Other than the one small nit about the \brief I have no complaints. So LGTM, but maybe give the others a chance to review this before landing.

60 ↗(On Diff #135640)

We omit the brief for new/updated code as autobrief is now enabled.

755 ↗(On Diff #135640)

Same here

This revision is now accepted and ready to land.Feb 23 2018, 8:41 AM

It seems a little counter-intuitive for embedded source to have a filename, but I guess that's so the debugger has a familiar-looking handle to refer to it?

22 ↗(On Diff #135640)

If you have Optional you can remove None.h.

20 ↗(On Diff #135640)

Optional requires None so you shouldn't need to include None.h explicitly.

1353 ↗(On Diff #135640)

This used to error out if size == 4, now it does not?

12 ↗(On Diff #135640)

Optional requires None so you shouldn't need to include None.h explicitly.

19 ↗(On Diff #135640)

This is the only change to DebugInfo.cpp? You shouldn't have to do that.

10 ↗(On Diff #135640)

Optional requires None so I think you don't need to include None.h explicitly.

14 ↗(On Diff #135640)

Adding Optional means you can remove None.h.

128 ↗(On Diff #135640)

you don't need the trailing {{.*}} on these lines. Also, use SINGLE-NEXT and CHECK-NEXT to check the filenames?

141 ↗(On Diff #135640)

Don't need the trailing {{.*}} on these checks. Also, use FISSION-NEXT to check the filenames?

162 ↗(On Diff #135640)

Don't need the trailing {{.*}} on all the above. Also use -NEXT to check the filenames?
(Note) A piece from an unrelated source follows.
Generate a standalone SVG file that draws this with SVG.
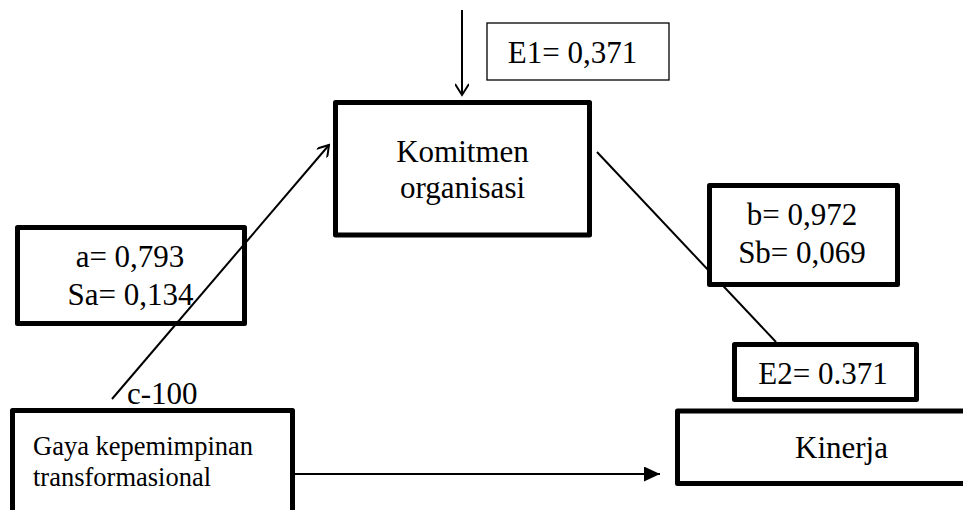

This revision addresses the latest round of feedback.

Currently the filename is still included in the line table because the embedded source is acting like a cache, and just makes source available even when the original filesystem is not. For the current implementations we have in mind with the extension, there is already a valid filename to populate here.

scott.linder marked 13 inline comments as done.Feb 23 2018, 12:25 PM
This revision was automatically updated to reflect the committed changes.